Melanie Benjamin, whose insightful biographical novels are among the best being written these days, covers all this and more in The Aviator's Wife (2013). One might think it would be difficult to make a cohesive story that stretches all the way from their first meeting, soon after Lindbergh's solo flight to Paris in 1927, to his death in 1974, yet Benjamin pulls it off nicely.Like everyone else, young Anne never thinks Charles would ever choose her. Elizabeth, her more beautiful older sister, is the one the Morrow family pushes in front of the hero when he comes to visit. Yet he sees in Anne someone more like himself — someone intelligent, orderly, reserved and adventurous. Yet Anne isn't quite the female version of himself Charles imagines her to be.
She yearns for a more traditional family, with husband and wife living in the same home and sleeping in the same bedroom, surrounded by their loving children. Yet Charles always has somewhere else he has to be and often leaves for months at a time, then is distant even when he comes home. His children admire him, yet also fear him. He is demanding and rarely lets his feelings show.
Anne doesn't learn until near the end of his life that her husband has other families in other countries, although by this time she has already been involved in a longtime adulterous relationship with the family doctor.

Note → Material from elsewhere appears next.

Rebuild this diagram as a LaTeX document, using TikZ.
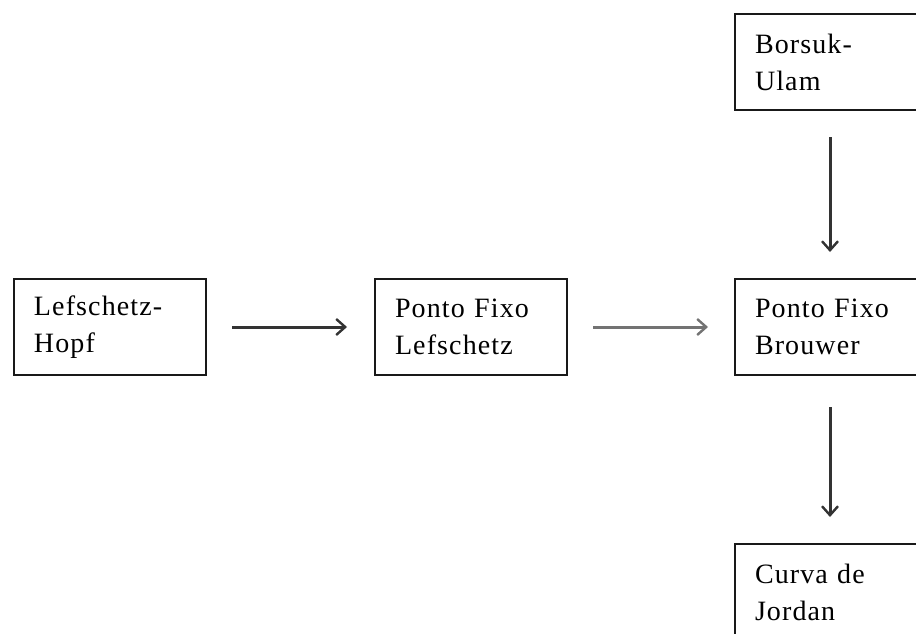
\documentclass[tikz,border=0pt]{standalone}
\usepackage{fontspec}
\setmainfont{Liberation Serif}[LetterSpace=4, WordSpace=2]
\usetikzlibrary{arrows.meta}
\tikzset{
	thmbox/.style={draw=black!90, line width=2pt, rectangle, anchor=north west,
		minimum width=192pt, minimum height=96pt, text width=152pt, inner xsep=20pt,
		align=left, font=\fontsize{28}{37}\selectfont},
	widebox/.style={thmbox, minimum width=260pt, text width=220pt},
	implies/.style={line width=3pt, draw=black!80, -{Straight Barb[length=9pt,width=16pt,line width=2.4pt]}},
}

\begin{document}
\begin{tikzpicture}[x=1pt, y=-1pt]
		%%%%% START %%%%%
		
		\useasboundingbox (0, 0) rectangle (916, 634);
		
		\node[widebox] (borsuk) at (734, 13) {Borsuk-\\Ulam};
		
		\node[thmbox] (hopf) at (13, 278) {Lefschetz-\\Hopf};
		\node[thmbox] (lefschetz) at (374, 278) {Ponto Fixo\\Lefschetz};
		\node[widebox] (brouwer) at (734, 278) {Ponto Fixo\\Brouwer};
		
		\node[widebox] (jordan) at (734, 543) {Curva de\\Jordan};
		
		\draw[implies, shorten <=25pt, shorten >=27pt] (hopf) -- (lefschetz);
		\draw[implies, draw=black!55, shorten <=25pt, shorten >=26pt] (lefschetz) -- (brouwer.west);
		
		\draw[implies, shorten <=26pt, shorten >=26pt] (borsuk.south -| 830, 0) -- (brouwer.north -| 830, 0);
		\draw[implies, shorten <=31pt, shorten >=26pt] (brouwer.south -| 830, 0) -- (jordan.north -| 830, 0);
		
		%%%%% END %%%%%
	\end{tikzpicture}
\end{document}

As in her other novels, the authors sticks close to the facts, filling in the blanks, such as those regarding emotions and private conversations, to build her story.
The author doesn't back away from the aviator's admiration for Hitler in the 1930s, his negative attitude toward Jews and his strong opposition to America's involvement in the war. Anne, like Melanie Benjamin herself, doesn't stand behind everything Charles Lindbergh does or doesn't do, believes or doesn't believe. Yet she never stops regarding him as a hero.